Hasta hace unos años estuvo por casa uno de esos muñecos de los calzados Gorila. No fueron los aviones ni el amor hacia una rubia los que acabaron con él, sino la carcoma. Cuando mi hijo era pequeño lo hacía pelear contra los airgam boys y los micro machines. Dicho simio, a principios de los sesenta, servía como expositor de aquellos zapatos inseparables del uniforme del colegio con los que regalaban una pelota verde que usábamos para jugar al frontón. Los zapatos y botas que mis padres nos compraban en Mérida, en calzados Mateos o en Sudón.
Era evidente su relación con el King Kong de Harryhausen y Schoedack, un título que todas las generaciones hemos visto, siempre en televisión, pero que, al igual que Tarzán, ha sufrido diversos avatares en forma de secuelas, revisiones y “reboots”. Aparte del inmortal título fundacional, recuerdo otra de los mismos autores, “El gran gorila”, en la que el mono era más pequeño y vulnerable si cabe, que el rey Kong. Tampoco hay que olvidar un cómic inglés, aunque de autor español, aquí editado por Vértice, “Mytek el poderoso”, que enlazaba con el género japonés de monstruos semirobóticos.
Les evito el comentario acerca de remakes posteriores como los de John Guillermin, Peter Jackson e incluso Marco Ferreri y me centro en “Kong. La isla de la calavera”, en cuya proyección me sorprenden de nuevo los conocimientos de los niños espectadores, esperando a que acaben los títulos de crédito, con la magnífica música de Henry Jackman, un evidente admirador de Goldsmith, para ver la típica secuencia epílogo en la que se alude a Mothra, Godzilla y compañía. Los chavales se conocen todo ese material sesentero.
En cuanto a la película me imagino que la idea base del guión parte de relacionar a Kong con Viet Cong, y a partir de ahí todo viene dado. Finales de la guerra de Vietnam, soldados quemados por la derrota -“no perdimos la guerra, nos retiramos”, dice el personaje interpretado por Samuel L. Jackson- y “Apocalypse Now” como referente icónico, argumental y musical. Y esa no creo que la conozcan los jóvenes espectadores a los que antes aludía.
Los demás ingredientes son del tipo “Depredador”, “Parque Jurásico” y una ideología políticamente correcta acerca del equilibrio ecológico, el respeto étnico y la eliminación de los connotaciones zoofílicas del original.
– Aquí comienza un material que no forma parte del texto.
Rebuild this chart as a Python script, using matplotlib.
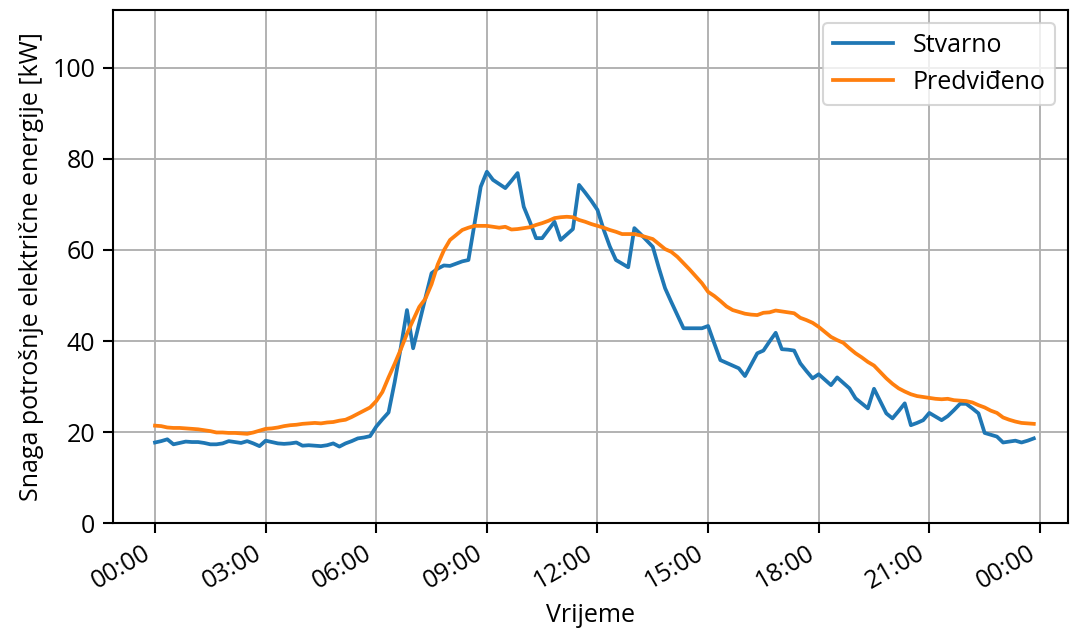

O sea que todos nos quedamos a gusto. Los chavales, porque saben desde el principio que el gran simio es el dios bueno que nos defiende de los monstruos de la Tierra Hueca (la famosa teoría paracientífica de los nazis) y que la ciencia y la conservación de las especies están por encima de la violencia militar. Los mayores porque nos gusta la parodia que John C. Reilly hace del general Kurtz, por los planos de los helicópteros sobre un sol inmenso y unos paisaje espectaculares y, aunque no suene “La cabalgata de las Walkirias” (hubiera sido demasiado obvio), hay música de los Creedence, de los Hollies y de Jefferson Airplane.
Después de Kong en el Empire State vendrían los gorilas de “El planeta de los simios”, una novela que me recomendó mi abuelo bastantes años antes de que se rodara la película, pero esa es otra historia.